▶ _REQUIREMENT_:
Write out the records word for word, with no pictures.

* * * *

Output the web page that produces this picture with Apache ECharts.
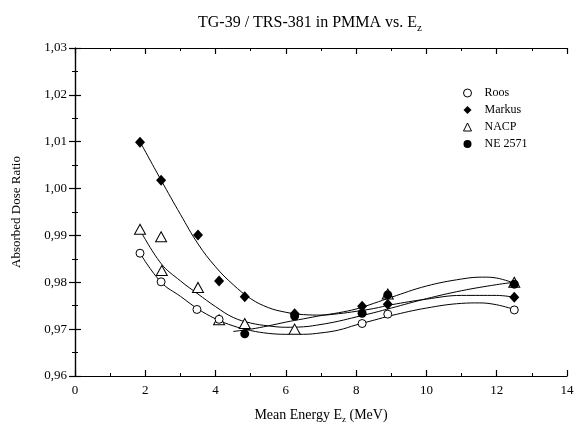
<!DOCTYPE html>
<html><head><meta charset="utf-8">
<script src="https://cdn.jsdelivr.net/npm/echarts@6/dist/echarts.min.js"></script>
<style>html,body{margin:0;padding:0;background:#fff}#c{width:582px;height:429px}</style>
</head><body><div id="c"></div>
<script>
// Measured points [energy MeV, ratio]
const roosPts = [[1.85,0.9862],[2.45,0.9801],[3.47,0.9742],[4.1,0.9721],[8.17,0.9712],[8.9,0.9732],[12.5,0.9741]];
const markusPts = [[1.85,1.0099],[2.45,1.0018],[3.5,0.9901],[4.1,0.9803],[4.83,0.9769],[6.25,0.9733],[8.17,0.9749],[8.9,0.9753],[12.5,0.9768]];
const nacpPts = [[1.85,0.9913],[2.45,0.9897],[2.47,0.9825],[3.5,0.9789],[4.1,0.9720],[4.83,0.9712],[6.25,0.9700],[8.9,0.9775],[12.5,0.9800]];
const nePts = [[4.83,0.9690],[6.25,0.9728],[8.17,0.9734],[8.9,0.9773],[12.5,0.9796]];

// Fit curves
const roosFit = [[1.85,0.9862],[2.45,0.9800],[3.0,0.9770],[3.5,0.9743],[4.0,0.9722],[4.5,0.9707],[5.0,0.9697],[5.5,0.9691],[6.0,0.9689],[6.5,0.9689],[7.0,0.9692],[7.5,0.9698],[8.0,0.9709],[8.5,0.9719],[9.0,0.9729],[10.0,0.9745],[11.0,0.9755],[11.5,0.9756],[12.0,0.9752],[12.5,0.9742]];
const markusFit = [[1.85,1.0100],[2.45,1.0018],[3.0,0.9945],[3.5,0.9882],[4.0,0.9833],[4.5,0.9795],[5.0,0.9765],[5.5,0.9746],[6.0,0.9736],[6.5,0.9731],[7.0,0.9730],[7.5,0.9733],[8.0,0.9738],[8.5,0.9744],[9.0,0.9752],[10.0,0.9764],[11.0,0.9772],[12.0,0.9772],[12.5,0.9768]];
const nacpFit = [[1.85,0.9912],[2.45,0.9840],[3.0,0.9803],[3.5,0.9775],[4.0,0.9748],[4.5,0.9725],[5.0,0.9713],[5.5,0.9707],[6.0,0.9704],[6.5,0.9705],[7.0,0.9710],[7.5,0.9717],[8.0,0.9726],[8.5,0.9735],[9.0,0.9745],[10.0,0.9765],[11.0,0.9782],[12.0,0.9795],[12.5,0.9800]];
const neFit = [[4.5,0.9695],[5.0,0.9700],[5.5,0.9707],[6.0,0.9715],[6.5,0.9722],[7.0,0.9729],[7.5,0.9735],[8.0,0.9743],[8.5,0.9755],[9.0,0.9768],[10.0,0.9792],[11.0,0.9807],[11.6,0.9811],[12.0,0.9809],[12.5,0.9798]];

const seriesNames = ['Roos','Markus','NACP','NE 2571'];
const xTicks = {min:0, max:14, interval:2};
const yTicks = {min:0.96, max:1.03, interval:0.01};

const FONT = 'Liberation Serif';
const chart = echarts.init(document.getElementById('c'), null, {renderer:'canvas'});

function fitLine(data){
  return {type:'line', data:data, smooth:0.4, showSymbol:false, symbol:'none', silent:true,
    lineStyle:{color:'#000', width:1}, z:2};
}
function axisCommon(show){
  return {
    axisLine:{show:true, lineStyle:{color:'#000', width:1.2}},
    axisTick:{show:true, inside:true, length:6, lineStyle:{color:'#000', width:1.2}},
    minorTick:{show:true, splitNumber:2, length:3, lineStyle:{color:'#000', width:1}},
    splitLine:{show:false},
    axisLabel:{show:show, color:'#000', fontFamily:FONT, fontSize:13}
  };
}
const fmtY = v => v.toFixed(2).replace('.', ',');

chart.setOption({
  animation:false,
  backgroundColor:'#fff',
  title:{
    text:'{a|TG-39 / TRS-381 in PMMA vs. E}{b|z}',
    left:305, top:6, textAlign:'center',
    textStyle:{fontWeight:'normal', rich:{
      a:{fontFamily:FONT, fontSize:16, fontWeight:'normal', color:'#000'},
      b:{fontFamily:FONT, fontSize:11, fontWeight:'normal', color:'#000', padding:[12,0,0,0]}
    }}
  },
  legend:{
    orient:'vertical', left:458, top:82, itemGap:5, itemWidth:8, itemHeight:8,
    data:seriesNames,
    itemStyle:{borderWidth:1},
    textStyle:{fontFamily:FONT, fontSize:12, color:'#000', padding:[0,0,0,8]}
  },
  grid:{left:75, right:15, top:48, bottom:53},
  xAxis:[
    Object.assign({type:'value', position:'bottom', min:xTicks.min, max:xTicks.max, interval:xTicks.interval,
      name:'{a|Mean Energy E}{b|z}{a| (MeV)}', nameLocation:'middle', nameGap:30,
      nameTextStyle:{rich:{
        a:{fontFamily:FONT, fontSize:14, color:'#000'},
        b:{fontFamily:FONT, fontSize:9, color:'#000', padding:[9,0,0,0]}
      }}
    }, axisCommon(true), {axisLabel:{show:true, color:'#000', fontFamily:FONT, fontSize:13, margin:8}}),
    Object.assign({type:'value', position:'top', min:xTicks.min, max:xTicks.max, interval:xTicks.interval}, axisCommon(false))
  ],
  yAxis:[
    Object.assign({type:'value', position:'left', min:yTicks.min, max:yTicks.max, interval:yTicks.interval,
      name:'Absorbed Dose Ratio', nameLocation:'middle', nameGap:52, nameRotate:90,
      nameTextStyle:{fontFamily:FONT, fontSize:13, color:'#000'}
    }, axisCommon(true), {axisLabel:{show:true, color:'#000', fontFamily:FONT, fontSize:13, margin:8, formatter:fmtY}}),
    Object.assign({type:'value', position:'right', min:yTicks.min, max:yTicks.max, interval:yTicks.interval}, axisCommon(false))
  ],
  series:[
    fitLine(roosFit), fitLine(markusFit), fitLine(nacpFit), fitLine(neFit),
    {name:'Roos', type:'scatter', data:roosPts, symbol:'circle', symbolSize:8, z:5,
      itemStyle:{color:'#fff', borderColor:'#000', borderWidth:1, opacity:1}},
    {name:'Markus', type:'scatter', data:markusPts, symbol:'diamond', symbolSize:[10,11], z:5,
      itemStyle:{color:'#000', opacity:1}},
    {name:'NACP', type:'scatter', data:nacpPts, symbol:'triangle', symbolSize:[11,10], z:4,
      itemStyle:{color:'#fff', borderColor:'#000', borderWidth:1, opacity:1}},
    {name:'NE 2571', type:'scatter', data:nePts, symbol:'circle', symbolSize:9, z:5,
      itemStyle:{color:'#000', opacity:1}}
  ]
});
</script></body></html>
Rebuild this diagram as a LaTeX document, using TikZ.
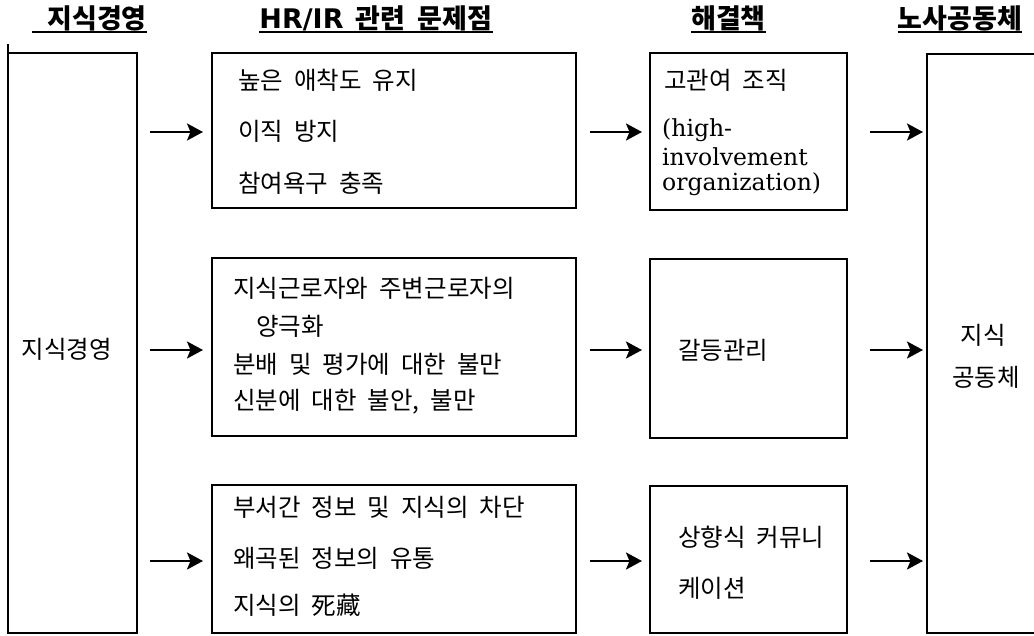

* * * *

▶ _CORRECT RESULT_:
Output the web page that produces this picture with Apache ECharts.
<!DOCTYPE html>
<html><head><meta charset="utf-8">
<script src="https://cdn.jsdelivr.net/npm/echarts@6/dist/echarts.min.js"></script>
<style>html,body{margin:0;padding:0;background:#fff}#c{width:582px;height:429px}</style>
</head><body><div id="c"></div>
<script>
// Measured points [energy MeV, ratio]
const roosPts = [[1.85,0.9862],[2.45,0.9801],[3.47,0.9742],[4.1,0.9721],[8.17,0.9712],[8.9,0.9732],[12.5,0.9741]];
const markusPts = [[1.85,1.0099],[2.45,1.0018],[3.5,0.9901],[4.1,0.9803],[4.83,0.9769],[6.25,0.9733],[8.17,0.9749],[8.9,0.9753],[12.5,0.9768]];
const nacpPts = [[1.85,0.9913],[2.45,0.9897],[2.47,0.9825],[3.5,0.9789],[4.1,0.9720],[4.83,0.9712],[6.25,0.9700],[8.9,0.9775],[12.5,0.9800]];
const nePts = [[4.83,0.9690],[6.25,0.9728],[8.17,0.9734],[8.9,0.9773],[12.5,0.9796]];

// Fit curves
const roosFit = [[1.85,0.9862],[2.45,0.9800],[3.0,0.9770],[3.5,0.9743],[4.0,0.9722],[4.5,0.9707],[5.0,0.9697],[5.5,0.9691],[6.0,0.9689],[6.5,0.9689],[7.0,0.9692],[7.5,0.9698],[8.0,0.9709],[8.5,0.9719],[9.0,0.9729],[10.0,0.9745],[11.0,0.9755],[11.5,0.9756],[12.0,0.9752],[12.5,0.9742]];
const markusFit = [[1.85,1.0100],[2.45,1.0018],[3.0,0.9945],[3.5,0.9882],[4.0,0.9833],[4.5,0.9795],[5.0,0.9765],[5.5,0.9746],[6.0,0.9736],[6.5,0.9731],[7.0,0.9730],[7.5,0.9733],[8.0,0.9738],[8.5,0.9744],[9.0,0.9752],[10.0,0.9764],[11.0,0.9772],[12.0,0.9772],[12.5,0.9768]];
const nacpFit = [[1.85,0.9912],[2.45,0.9840],[3.0,0.9803],[3.5,0.9775],[4.0,0.9748],[4.5,0.9725],[5.0,0.9713],[5.5,0.9707],[6.0,0.9704],[6.5,0.9705],[7.0,0.9710],[7.5,0.9717],[8.0,0.9726],[8.5,0.9735],[9.0,0.9745],[10.0,0.9765],[11.0,0.9782],[12.0,0.9795],[12.5,0.9800]];
const neFit = [[4.5,0.9695],[5.0,0.9700],[5.5,0.9707],[6.0,0.9715],[6.5,0.9722],[7.0,0.9729],[7.5,0.9735],[8.0,0.9743],[8.5,0.9755],[9.0,0.9768],[10.0,0.9792],[11.0,0.9807],[11.6,0.9811],[12.0,0.9809],[12.5,0.9798]];

const seriesNames = ['Roos','Markus','NACP','NE 2571'];
const xTicks = {min:0, max:14, interval:2};
const yTicks = {min:0.96, max:1.03, interval:0.01};

const FONT = 'Liberation Serif';
const chart = echarts.init(document.getElementById('c'), null, {renderer:'canvas'});

function fitLine(data){
  return {type:'line', data:data, smooth:0.4, showSymbol:false, symbol:'none', silent:true,
    lineStyle:{color:'#000', width:1}, z:2};
}
function axisCommon(show){
  return {
    axisLine:{show:true, lineStyle:{color:'#000', width:1.2}},
    axisTick:{show:true, inside:true, length:6, lineStyle:{color:'#000', width:1.2}},
    minorTick:{show:true, splitNumber:2, length:3, lineStyle:{color:'#000', width:1}},
    splitLine:{show:false},
    axisLabel:{show:show, color:'#000', fontFamily:FONT, fontSize:13}
  };
}
const fmtY = v => v.toFixed(2).replace('.', ',');

chart.setOption({
  animation:false,
  backgroundColor:'#fff',
  title:{
    text:'{a|TG-39 / TRS-381 in PMMA vs. E}{b|z}',
    left:305, top:6, textAlign:'center',
    textStyle:{fontWeight:'normal', rich:{
      a:{fontFamily:FONT, fontSize:16, fontWeight:'normal', color:'#000'},
      b:{fontFamily:FONT, fontSize:11, fontWeight:'normal', color:'#000', padding:[12,0,0,0]}
    }}
  },
  legend:{
    orient:'vertical', left:458, top:82, itemGap:5, itemWidth:8, itemHeight:8,
    data:seriesNames,
    itemStyle:{borderWidth:1},
    textStyle:{fontFamily:FONT, fontSize:12, color:'#000', padding:[0,0,0,8]}
  },
  grid:{left:75, right:15, top:48, bottom:53},
  xAxis:[
    Object.assign({type:'value', position:'bottom', min:xTicks.min, max:xTicks.max, interval:xTicks.interval,
      name:'{a|Mean Energy E}{b|z}{a| (MeV)}', nameLocation:'middle', nameGap:30,
      nameTextStyle:{rich:{
        a:{fontFamily:FONT, fontSize:14, color:'#000'},
        b:{fontFamily:FONT, fontSize:9, color:'#000', padding:[9,0,0,0]}
      }}
    }, axisCommon(true), {axisLabel:{show:true, color:'#000', fontFamily:FONT, fontSize:13, margin:8}}),
    Object.assign({type:'value', position:'top', min:xTicks.min, max:xTicks.max, interval:xTicks.interval}, axisCommon(false))
  ],
  yAxis:[
    Object.assign({type:'value', position:'left', min:yTicks.min, max:yTicks.max, interval:yTicks.interval,
      name:'Absorbed Dose Ratio', nameLocation:'middle', nameGap:52, nameRotate:90,
      nameTextStyle:{fontFamily:FONT, fontSize:13, color:'#000'}
    }, axisCommon(true), {axisLabel:{show:true, color:'#000', fontFamily:FONT, fontSize:13, margin:8, formatter:fmtY}}),
    Object.assign({type:'value', position:'right', min:yTicks.min, max:yTicks.max, interval:yTicks.interval}, axisCommon(false))
  ],
  series:[
    fitLine(roosFit), fitLine(markusFit), fitLine(nacpFit), fitLine(neFit),
    {name:'Roos', type:'scatter', data:roosPts, symbol:'circle', symbolSize:8, z:5,
      itemStyle:{color:'#fff', borderColor:'#000', borderWidth:1, opacity:1}},
    {name:'Markus', type:'scatter', data:markusPts, symbol:'diamond', symbolSize:[10,11], z:5,
      itemStyle:{color:'#000', opacity:1}},
    {name:'NACP', type:'scatter', data:nacpPts, symbol:'triangle', symbolSize:[11,10], z:4,
      itemStyle:{color:'#fff', borderColor:'#000', borderWidth:1, opacity:1}},
    {name:'NE 2571', type:'scatter', data:nePts, symbol:'circle', symbolSize:9, z:5,
      itemStyle:{color:'#000', opacity:1}}
  ]
});
</script></body></html>
Rebuild this diagram as a LaTeX document, using TikZ.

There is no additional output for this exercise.